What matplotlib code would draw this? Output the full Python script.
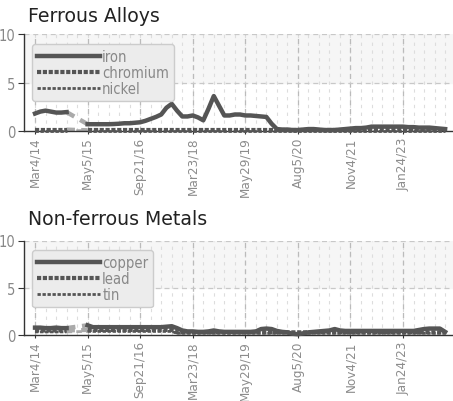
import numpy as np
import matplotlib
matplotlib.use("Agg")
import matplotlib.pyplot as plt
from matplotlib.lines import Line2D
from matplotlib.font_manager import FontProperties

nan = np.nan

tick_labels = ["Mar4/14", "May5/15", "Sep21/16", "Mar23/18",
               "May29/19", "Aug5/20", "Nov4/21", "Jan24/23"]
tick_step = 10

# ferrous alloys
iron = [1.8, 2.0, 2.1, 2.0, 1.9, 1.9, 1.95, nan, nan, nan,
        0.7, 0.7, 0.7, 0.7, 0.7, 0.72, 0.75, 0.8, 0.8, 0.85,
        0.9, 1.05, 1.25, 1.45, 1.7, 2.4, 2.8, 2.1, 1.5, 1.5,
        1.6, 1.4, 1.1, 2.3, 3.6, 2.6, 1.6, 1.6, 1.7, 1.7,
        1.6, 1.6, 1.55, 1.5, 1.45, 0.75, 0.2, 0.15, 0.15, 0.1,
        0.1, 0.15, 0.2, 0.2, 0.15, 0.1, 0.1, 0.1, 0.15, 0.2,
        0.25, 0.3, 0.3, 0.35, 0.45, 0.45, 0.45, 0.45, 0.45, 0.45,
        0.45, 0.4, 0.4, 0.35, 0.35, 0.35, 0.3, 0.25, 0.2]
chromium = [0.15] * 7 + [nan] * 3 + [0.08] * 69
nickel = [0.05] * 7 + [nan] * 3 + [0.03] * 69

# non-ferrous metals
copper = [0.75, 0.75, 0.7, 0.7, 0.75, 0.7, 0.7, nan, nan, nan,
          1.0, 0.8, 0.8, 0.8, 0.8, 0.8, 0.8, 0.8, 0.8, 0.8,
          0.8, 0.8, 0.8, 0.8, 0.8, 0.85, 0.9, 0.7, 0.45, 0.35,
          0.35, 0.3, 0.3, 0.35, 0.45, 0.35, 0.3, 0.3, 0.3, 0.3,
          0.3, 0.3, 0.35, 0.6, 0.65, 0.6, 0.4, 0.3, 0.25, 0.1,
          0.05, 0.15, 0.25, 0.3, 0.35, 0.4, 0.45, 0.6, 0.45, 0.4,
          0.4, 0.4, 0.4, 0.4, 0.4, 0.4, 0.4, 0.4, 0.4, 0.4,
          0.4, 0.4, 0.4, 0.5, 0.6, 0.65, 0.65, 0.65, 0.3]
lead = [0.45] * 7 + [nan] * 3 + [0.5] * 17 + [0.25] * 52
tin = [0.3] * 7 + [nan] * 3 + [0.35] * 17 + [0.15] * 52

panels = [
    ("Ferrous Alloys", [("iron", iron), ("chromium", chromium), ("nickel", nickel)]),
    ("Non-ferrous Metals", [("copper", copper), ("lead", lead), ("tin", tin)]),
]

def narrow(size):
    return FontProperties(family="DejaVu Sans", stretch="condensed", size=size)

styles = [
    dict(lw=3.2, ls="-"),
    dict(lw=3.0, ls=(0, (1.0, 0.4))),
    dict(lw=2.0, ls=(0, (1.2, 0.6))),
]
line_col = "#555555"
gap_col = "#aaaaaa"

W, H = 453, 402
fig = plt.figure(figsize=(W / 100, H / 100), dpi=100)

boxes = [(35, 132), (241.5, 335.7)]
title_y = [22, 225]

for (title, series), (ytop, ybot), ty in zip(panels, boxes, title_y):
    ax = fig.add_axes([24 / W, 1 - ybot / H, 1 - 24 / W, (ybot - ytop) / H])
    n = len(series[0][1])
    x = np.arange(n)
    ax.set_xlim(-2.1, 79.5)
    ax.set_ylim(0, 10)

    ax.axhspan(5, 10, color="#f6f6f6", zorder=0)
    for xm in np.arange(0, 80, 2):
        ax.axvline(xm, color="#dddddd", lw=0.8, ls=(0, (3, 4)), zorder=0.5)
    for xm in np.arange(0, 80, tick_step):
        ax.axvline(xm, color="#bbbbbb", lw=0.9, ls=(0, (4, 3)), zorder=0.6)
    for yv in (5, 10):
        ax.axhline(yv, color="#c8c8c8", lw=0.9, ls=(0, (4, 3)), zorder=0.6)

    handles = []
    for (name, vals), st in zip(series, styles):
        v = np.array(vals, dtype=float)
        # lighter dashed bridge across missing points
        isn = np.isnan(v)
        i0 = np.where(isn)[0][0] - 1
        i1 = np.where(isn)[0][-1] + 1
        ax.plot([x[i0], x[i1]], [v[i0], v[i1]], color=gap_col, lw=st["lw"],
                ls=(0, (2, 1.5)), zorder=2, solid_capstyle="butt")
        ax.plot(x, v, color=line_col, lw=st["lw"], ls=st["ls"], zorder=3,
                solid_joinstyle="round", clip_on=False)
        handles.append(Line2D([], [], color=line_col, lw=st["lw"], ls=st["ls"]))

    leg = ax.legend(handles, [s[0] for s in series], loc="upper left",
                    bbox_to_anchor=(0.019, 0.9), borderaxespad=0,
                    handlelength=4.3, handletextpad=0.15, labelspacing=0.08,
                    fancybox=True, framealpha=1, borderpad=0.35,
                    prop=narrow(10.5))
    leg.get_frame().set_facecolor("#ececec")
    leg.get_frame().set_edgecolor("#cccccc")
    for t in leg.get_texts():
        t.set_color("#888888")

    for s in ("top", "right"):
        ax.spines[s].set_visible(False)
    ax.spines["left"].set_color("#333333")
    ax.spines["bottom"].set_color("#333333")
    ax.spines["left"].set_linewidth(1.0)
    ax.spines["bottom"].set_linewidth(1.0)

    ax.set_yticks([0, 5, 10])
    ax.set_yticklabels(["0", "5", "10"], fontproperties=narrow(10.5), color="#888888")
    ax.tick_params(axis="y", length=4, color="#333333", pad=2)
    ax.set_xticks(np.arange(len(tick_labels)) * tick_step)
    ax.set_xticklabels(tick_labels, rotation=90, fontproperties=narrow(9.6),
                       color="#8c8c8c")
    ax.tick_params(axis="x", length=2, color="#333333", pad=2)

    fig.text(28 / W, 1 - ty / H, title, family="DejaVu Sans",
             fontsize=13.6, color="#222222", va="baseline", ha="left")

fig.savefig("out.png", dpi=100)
---
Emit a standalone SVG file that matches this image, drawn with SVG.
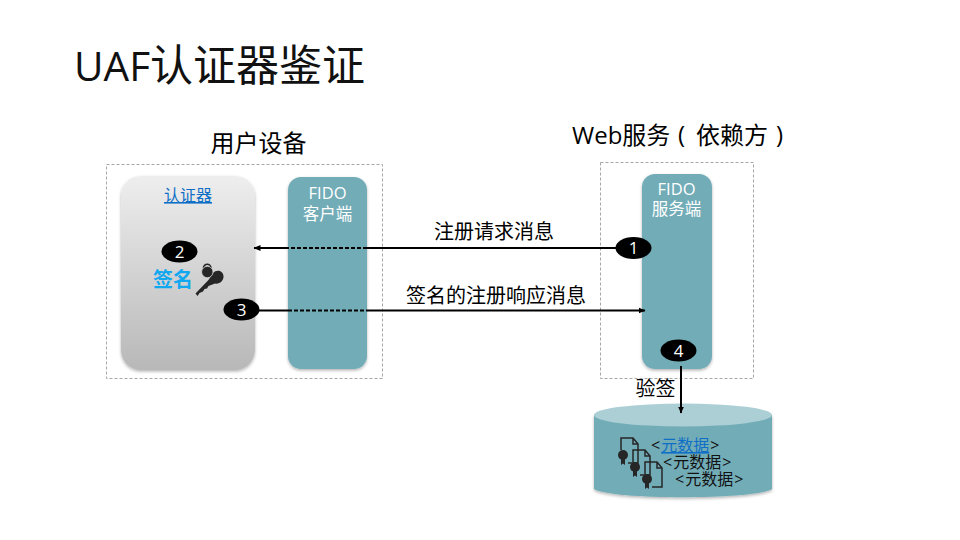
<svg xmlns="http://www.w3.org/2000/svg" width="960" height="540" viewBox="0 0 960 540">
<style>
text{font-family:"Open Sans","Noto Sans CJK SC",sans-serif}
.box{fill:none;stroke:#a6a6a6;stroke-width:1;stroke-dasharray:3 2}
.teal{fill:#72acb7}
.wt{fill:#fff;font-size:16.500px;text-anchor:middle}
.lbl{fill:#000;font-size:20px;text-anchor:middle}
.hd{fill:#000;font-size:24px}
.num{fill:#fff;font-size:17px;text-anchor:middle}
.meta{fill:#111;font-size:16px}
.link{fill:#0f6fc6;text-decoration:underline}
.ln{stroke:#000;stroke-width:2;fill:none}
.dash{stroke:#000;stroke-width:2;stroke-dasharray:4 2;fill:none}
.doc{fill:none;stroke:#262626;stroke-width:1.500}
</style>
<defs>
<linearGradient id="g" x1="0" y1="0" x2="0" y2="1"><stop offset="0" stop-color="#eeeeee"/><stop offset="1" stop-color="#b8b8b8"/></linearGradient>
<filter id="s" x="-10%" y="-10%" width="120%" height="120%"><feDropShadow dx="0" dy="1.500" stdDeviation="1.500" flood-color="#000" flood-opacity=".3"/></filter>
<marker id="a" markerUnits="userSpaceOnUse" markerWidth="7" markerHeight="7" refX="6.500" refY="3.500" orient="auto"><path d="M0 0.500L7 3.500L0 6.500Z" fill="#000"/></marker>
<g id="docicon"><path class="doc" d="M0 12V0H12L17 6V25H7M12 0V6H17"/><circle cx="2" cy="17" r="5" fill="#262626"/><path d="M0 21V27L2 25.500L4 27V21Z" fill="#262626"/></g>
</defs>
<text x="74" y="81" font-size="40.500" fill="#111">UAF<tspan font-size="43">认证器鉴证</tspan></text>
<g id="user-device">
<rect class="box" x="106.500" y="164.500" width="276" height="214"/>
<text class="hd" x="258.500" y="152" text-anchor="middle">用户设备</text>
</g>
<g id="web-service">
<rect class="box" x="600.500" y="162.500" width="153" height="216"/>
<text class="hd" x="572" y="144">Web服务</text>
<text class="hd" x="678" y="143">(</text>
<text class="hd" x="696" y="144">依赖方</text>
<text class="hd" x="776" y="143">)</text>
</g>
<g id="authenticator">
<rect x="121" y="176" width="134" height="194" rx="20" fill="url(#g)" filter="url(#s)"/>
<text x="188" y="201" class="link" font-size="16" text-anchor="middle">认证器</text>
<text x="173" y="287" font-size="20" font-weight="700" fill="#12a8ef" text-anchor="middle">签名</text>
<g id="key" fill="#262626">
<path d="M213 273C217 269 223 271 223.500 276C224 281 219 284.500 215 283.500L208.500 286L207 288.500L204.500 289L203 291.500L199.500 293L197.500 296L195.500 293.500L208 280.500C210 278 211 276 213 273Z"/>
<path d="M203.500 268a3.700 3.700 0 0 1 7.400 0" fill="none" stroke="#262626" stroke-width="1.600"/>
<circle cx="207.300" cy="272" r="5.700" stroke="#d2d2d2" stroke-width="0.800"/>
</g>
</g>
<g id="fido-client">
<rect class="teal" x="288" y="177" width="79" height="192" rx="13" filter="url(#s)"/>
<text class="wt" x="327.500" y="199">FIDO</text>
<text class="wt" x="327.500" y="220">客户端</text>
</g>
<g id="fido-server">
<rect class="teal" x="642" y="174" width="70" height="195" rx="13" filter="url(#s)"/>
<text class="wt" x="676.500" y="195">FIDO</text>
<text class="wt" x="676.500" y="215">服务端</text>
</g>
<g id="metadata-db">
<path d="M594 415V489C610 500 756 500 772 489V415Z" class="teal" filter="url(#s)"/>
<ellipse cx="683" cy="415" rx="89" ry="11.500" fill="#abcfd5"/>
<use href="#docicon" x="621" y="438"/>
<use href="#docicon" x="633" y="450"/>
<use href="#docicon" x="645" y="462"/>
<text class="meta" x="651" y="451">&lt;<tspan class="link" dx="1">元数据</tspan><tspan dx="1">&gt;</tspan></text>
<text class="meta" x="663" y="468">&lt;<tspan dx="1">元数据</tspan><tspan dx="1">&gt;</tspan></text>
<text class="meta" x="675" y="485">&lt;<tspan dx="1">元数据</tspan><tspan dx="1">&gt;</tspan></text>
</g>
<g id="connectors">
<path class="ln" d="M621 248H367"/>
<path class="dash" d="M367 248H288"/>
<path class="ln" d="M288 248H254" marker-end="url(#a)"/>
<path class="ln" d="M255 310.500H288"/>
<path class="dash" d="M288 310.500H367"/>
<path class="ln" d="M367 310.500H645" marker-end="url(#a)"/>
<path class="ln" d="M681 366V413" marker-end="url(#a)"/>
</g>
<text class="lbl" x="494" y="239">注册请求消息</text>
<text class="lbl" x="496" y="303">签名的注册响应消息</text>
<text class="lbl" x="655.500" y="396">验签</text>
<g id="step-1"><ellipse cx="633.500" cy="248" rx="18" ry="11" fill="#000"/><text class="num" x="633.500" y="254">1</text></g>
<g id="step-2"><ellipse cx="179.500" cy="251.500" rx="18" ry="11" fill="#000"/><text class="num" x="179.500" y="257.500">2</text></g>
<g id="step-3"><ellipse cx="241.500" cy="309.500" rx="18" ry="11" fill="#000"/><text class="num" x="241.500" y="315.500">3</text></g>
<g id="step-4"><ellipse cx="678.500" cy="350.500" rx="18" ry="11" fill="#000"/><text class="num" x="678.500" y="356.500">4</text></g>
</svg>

§ Description of the task: Pictures excluded, retype exactly the lines running from the one with "What matplotlib code" through the one with "tick_step = 10". Include both end lines and nothing more.

§ Task output:
What matplotlib code would draw this? Output the full Python script.
import numpy as np
import matplotlib
matplotlib.use("Agg")
import matplotlib.pyplot as plt
from matplotlib.lines import Line2D
from matplotlib.font_manager import FontProperties

nan = np.nan

tick_labels = ["Mar4/14", "May5/15", "Sep21/16", "Mar23/18",
               "May29/19", "Aug5/20", "Nov4/21", "Jan24/23"]
tick_step = 10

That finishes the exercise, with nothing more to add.